Klaus had been asking that the Czech Republic be granted an opt-out from the Charter of Fundamental Rights, but now says he would be happy with the kind of legal guarantees granted to Ireland. The more fundamental changes Klaus had been demanding would have made a re-ratification of the treaty necessary.

Slovakia, though, has said that, should the Czechs be granted a Benes-based opt-out, then it will demand one too. "For us, the Benes Decrees are such an important part of the rule of law that we cannot allow for Slovakia to be left in any kind of legal uncertainty," said Slovak prime Minister Robert Fico on Czech television on Sunday.

Still, Klaus' back-pedalling removes the last major hurdle in the Lisbon Treaty's path. It's about time, say German commentators.

The center-left daily Süddeutsche Zeitung on Monday writes:

"Vaclav Klaus had become almost unbearable. The 17 Czech lawmakers, who challenged the Lisbon Treaty in the Czech high court, likewise grated on the nerves of their EU partners. Their true aims were often all-too-easy to recognize. They weren't really interested in protecting their constitutional rights -- rather they wanted to throw as much sand into the works of the EU ratification machine as possible."

"Just as Klaus did, they harmed their own country's image. They were unable to convince the rest of the EU that they had fundamental concerns with the Lisbon agreement. Instead, it became clear that they only really cared about the expulsion of Germans and Hungarians out of Czechoslovakia in 1945 under the provisions of the Benes Decrees. The fact that this history has once again been placed on the EU's agenda makes a new, less one-sided discussion necessary. It doesn't, however, make it any easier."

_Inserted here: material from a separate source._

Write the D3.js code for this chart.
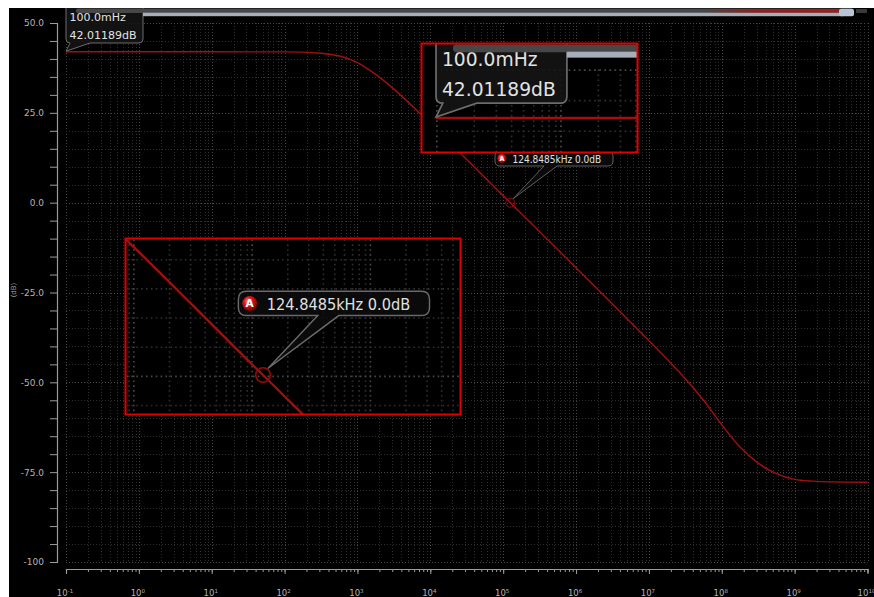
<!DOCTYPE html>
<html>
<head>
<meta charset="utf-8">
<script src="https://cdn.jsdelivr.net/npm/d3@7"></script>
<style>
  html, body { margin: 0; padding: 0; background: #fff; }
  svg { display: block; }
</style>
</head>
<body>
<svg id="chart" width="874" height="597"></svg>
<script>
// ---- data ---------------------------------------------------------------
// decade exponents shown on the frequency axis (10^-1 … 10^10 Hz)
const decadeExponents = [-1, 0, 1, 2, 3, 4, 5, 6, 7, 8, 9, 10];
// magnitude axis ticks (dB)
const yTickValues = [50, 25, 0, -25, -50, -75, -100];
const yTickLabels = ["50.0", "25.0", "0.0", "-25.0", "-50.0", "-75.0", "-100"];
// magnitude response: frequency (Hz) and gain (dB)
const freqHz = [0.1, 1, 10, 100, 316.2, 1000, 1778, 3162, 1e4, 3.162e4, 1e5, 124848.5,
                3.162e5, 1e6, 3.162e6, 1e7, 1.778e7, 3.162e7, 5.623e7, 1e8, 1.778e8,
                3.162e8, 5.623e8, 1e9, 1.778e9, 3.162e9, 1e10];
const gainDb = [42.01, 42.01, 42.0, 41.96, 41.6, 39.0, 35.7, 31.6, 22.0, 12.0, 1.9, 0.0,
                -8.1, -18.1, -28.2, -38.4, -43.6, -49.0, -55.0, -61.8, -68.0,
                -72.5, -75.4, -77.0, -77.5, -77.7, -77.8];
// readout at the start of the trace
const startReadout = ["100.0mHz", "42.01189dB"];
// marker A
const markerFreqHz = 124848.5;
const markerGainDb = 0.0;
const markerText = "124.8485kHz 0.0dB";

// ---- scales -------------------------------------------------------------
const svg = d3.select("#chart");
const x = d3.scaleLog().domain([0.1, 1e10]).range([66, 867.5]);
const y = d3.scaleLinear().domain([-100, 50]).range([562, 23]);

const minorFreqs = [];
decadeExponents.slice(0, -1).forEach(e => {
  for (let k = 1; k <= 9; k++) minorFreqs.push(k * Math.pow(10, e));
});
minorFreqs.push(1e10);
const decades = decadeExponents.map(e => Math.pow(10, e));
const gridDb = d3.range(-100, 51, 5);

const defs = svg.append("defs");
const grad = defs.append("radialGradient").attr("id", "badgeGrad")
  .attr("cx", "40%").attr("cy", "35%").attr("r", "65%");
grad.append("stop").attr("offset", "0%").attr("stop-color", "#ff8a8a");
grad.append("stop").attr("offset", "45%").attr("stop-color", "#d81818");
grad.append("stop").attr("offset", "100%").attr("stop-color", "#7a0000");
const redGrad = defs.append("linearGradient").attr("id", "barRed")
  .attr("x1", "0%").attr("x2", "100%");
redGrad.append("stop").attr("offset", "0%").attr("stop-color", "#a01818").attr("stop-opacity", 0.15);
redGrad.append("stop").attr("offset", "35%").attr("stop-color", "#a01818").attr("stop-opacity", 0.9);
redGrad.append("stop").attr("offset", "100%").attr("stop-color", "#a81a1a");

// rounded box with a pointer on its lower edge
function calloutPath(x0, y0, x1, y1, r, px0, px1, tx, ty) {
  return `M${x0 + r},${y0} H${x1 - r} Q${x1},${y0} ${x1},${y0 + r} V${y1 - r} ` +
         `Q${x1},${y1} ${x1 - r},${y1} H${px1} L${tx},${ty} L${px0},${y1} H${x0 + r} ` +
         `Q${x0},${y1} ${x0},${y1 - r} V${y0 + r} Q${x0},${y0} ${x0 + r},${y0} Z`;
}

// everything inside the plotting window; reused by the magnifier views
function drawScene(g, show) {
  g.append("rect").attr("x", -200).attr("y", -200).attr("width", 1300).attr("height", 1000)
    .attr("fill", "#000");

  const grid = g.append("g").attr("fill", "none").attr("stroke-width", 1)
    .attr("stroke-dasharray", "1,2");
  grid.selectAll(".vg").data(minorFreqs).join("line")
    .attr("x1", d => Math.round(x(d)) + 0.5).attr("x2", d => Math.round(x(d)) + 0.5)
    .attr("y1", y(50)).attr("y2", y(-100))
    .attr("stroke", d => decades.some(v => Math.abs(v - d) / v < 1e-9) ? "#484848" : "#2e2e2e");
  grid.selectAll(".hg").data(gridDb).join("line")
    .attr("x1", x(0.1)).attr("x2", x(1e10))
    .attr("y1", d => Math.round(y(d)) + 0.5).attr("y2", d => Math.round(y(d)) + 0.5)
    .attr("stroke", d => d % 25 === 0 ? "#484848" : "#2e2e2e");

  const pts = freqHz.map((f, i) => [f, gainDb[i]]);
  g.append("path").datum(pts)
    .attr("fill", "none").attr("stroke", "#a30f0f").attr("stroke-width", 1.4)
    .attr("d", d3.line().x(d => x(d[0])).y(d => y(d[1])).curve(d3.curveMonotoneX));

  // readout at trace start
  const sx = x(freqHz[0]), sy = y(gainDb[0]);
  g.append("path")
    .attr("d", calloutPath(sx, 2, 143, 43, 4, sx + 4, sx + 24, sx, sy - 0.5))
    .attr("fill", "#141414").attr("fill-opacity", 0.9)
    .attr("stroke", "#6c6c6c").attr("stroke-width", 1);
  if (show.readout) {
    g.selectAll(".ro").data(startReadout).join("text")
      .attr("x", sx + 3.5).attr("y", (d, i) => 21 + i * 17.5)
      .attr("font-family", "DejaVu Sans").attr("font-size", 11)
      .attr("fill", "#e2e2e2").text(d => d);
  }

  // window title bar strip
  g.append("rect").attr("x", 76).attr("y", 8.5).attr("width", 777).attr("height", 4.5)
    .attr("rx", 2).attr("fill", "#474747");
  g.append("rect").attr("x", 143).attr("y", 12.7).attr("width", 700).attr("height", 3.5)
    .attr("fill", "#a6afb9");
  g.append("rect").attr("x", 710).attr("y", 9.5).attr("width", 131).attr("height", 3)
    .attr("fill", "url(#barRed)");
  g.append("rect").attr("x", 839).attr("y", 8.8).attr("width", 15).attr("height", 7.4)
    .attr("rx", 2).attr("fill", "#b9c5d2");
  g.append("rect").attr("x", 856).attr("y", 9).attr("width", 11).attr("height", 4)
    .attr("fill", "#3a3a3a");

  // marker A
  const mx = x(markerFreqHz), my = y(markerGainDb);
  g.append("circle").attr("cx", mx).attr("cy", my).attr("r", 4.5)
    .attr("fill", "none").attr("stroke", "#9a0a0a").attr("stroke-width", 1);
  g.append("path")
    .attr("d", calloutPath(495, 151, 613, 166, 5, 544, 557, mx + 3, my - 4))
    .attr("fill", "#0c0c0c").attr("fill-opacity", 0.85)
    .attr("stroke", "#6a6a6a").attr("stroke-width", 0.9);
  g.append("circle").attr("cx", 502).attr("cy", 158.5).attr("r", 4.6)
    .attr("fill", "url(#badgeGrad)");
  if (show.marker) {
    g.append("text").attr("x", 502).attr("y", 160.9).attr("text-anchor", "middle")
      .attr("font-family", "DejaVu Sans").attr("font-weight", "bold").attr("font-size", 6.5)
      .attr("fill", "#fff").text("A");
    g.append("text").attr("x", 512.5).attr("y", 162.5)
      .attr("font-family", "DejaVu Sans Condensed").attr("font-size", 10)
      .attr("fill", "#e0e0e0").text(markerText);
  }
}

// ---- main view ------------------------------------------------------------
defs.append("clipPath").attr("id", "frameClip").append("rect")
  .attr("x", 9).attr("y", 8).attr("width", 865).attr("height", 589);
const main = svg.append("g").attr("clip-path", "url(#frameClip)");
drawScene(main, { readout: true, marker: true });

// axes
const axisColor = "#9c9c9c";
const yLabelOf = new Map(yTickValues.map((v, i) => [v, yTickLabels[i]]));
const yAxisG = main.append("g").attr("transform", "translate(57,0)")
  .call(d3.axisLeft(y).tickValues(gridDb).tickSize(7).tickSizeOuter(7).tickPadding(6)
    .tickFormat(d => yLabelOf.get(d) || ""));
const xMinorG = main.append("g").attr("transform", "translate(0,569)")
  .call(d3.axisBottom(x).tickValues(minorFreqs).tickSize(3).tickSizeOuter(4).tickFormat(""));
const xMajorG = main.append("g").attr("transform", "translate(0,569)")
  .call(d3.axisBottom(x).tickValues(decades).tickSize(5).tickSizeOuter(0).tickFormat(""));
xMajorG.select(".domain").remove();
[yAxisG, xMinorG, xMajorG].forEach(a => {
  a.select(".domain").attr("stroke", axisColor).attr("stroke-width", 1.2);
  a.selectAll(".tick line").attr("stroke", axisColor);
  a.selectAll(".tick text").attr("fill", "#b4b4b4")
    .attr("font-family", "DejaVu Sans").attr("font-size", 9);
});
xMajorG.selectAll(".xl").data(decadeExponents).join("text")
  .attr("x", e => x(Math.pow(10, e)) - 1).attr("y", 27)
  .attr("text-anchor", "middle").attr("fill", "#b4b4b4")
  .attr("font-family", "DejaVu Sans").attr("font-size", 8.5)
  .each(function (e) {
    const t = d3.select(this);
    t.append("tspan").text("10");
    t.append("tspan").attr("font-size", 5.5).attr("dy", -3.5).text(e);
  });
main.append("text").attr("transform", "translate(15.5,290) rotate(-90)")
  .attr("text-anchor", "middle").attr("font-family", "DejaVu Sans").attr("font-size", 7)
  .attr("fill", "#a0a0a0").text("(dB)");

// ---- magnifier views --------------------------------------------------------
function magnifier(id, bx, by, bw, bh, s, anchor, at, show) {
  defs.append("clipPath").attr("id", id).append("rect")
    .attr("x", bx).attr("y", by).attr("width", bw).attr("height", bh);
  const tx = at[0] - s * anchor[0], ty = at[1] - s * anchor[1];
  const inner = svg.append("g").attr("clip-path", `url(#${id})`)
    .append("g").attr("transform", `translate(${tx},${ty}) scale(${s})`);
  drawScene(inner, show);
  svg.append("rect").attr("x", bx).attr("y", by).attr("width", bw).attr("height", bh)
    .attr("fill", "none").attr("stroke", "#e00000").attr("stroke-width", 2);
}
magnifier("magStart", 421.5, 43.5, 216, 109, 1.7,
  [x(freqHz[0]), y(gainDb[0])], [436, 118], { readout: true, marker: false });
magnifier("magMarker", 125.5, 238.5, 335, 176, 1.62,
  [x(markerFreqHz), y(markerGainDb)], [263, 375], { readout: false, marker: true });
</script>
</body>
</html>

The center-right Frankfurter Allgemeine Zeitung writes:

"When the Irish rejected the Lisbon Treaty in the first referendum (in June 2008), most EU member states decided to continue the ratification process because they correctly assumed that Brussels would have the Irish vote over and over again until it got the result it wanted. Klaus, on the other hand, chose to see the treaty as having been rejected unless the Irish chose to change their minds. That may have been naïve given the balance of power between the large and small states in the European Union, but his view certainly wasn't contrary to the rules of the EU. The results of the second Irish referendum came on October 3. If one is to talk about Klaus' "delayed signature" on the Lisbon Treaty, then it is a delay of just three weeks."

The conservative paper Die Welt stays closer to home on Monday and argues that, given how important the EU has become for German policy, Chancellor Angela Merkel should add a Europe Minister to her cabinet.

"Germany pays €8 billion to Brussels every year -- that is almost double what France owes (€4.5 billion) and fully eight times what Great Britain pays (€1 billion). But when it comes to the struggle for influence and power, Germany often doesn't do as well as countries like France, Great Britain or Holland. A Europe Minister, resident in the chancellery, who, with the full support of Chancellor Angela Merkel, coordinates German EU policy, lays out strategy and improves German influence in Brussels, is badly needed."

"Some 70 percent of all national laws originate in Brussels. Those who want to be part of their creation must know early on what their interests are, and should not have to wait until the draft laws have already been hammered out."

"A number of countries, like France, have had Europe ministers for a long time. And they have been able to increase their influence in Brussels."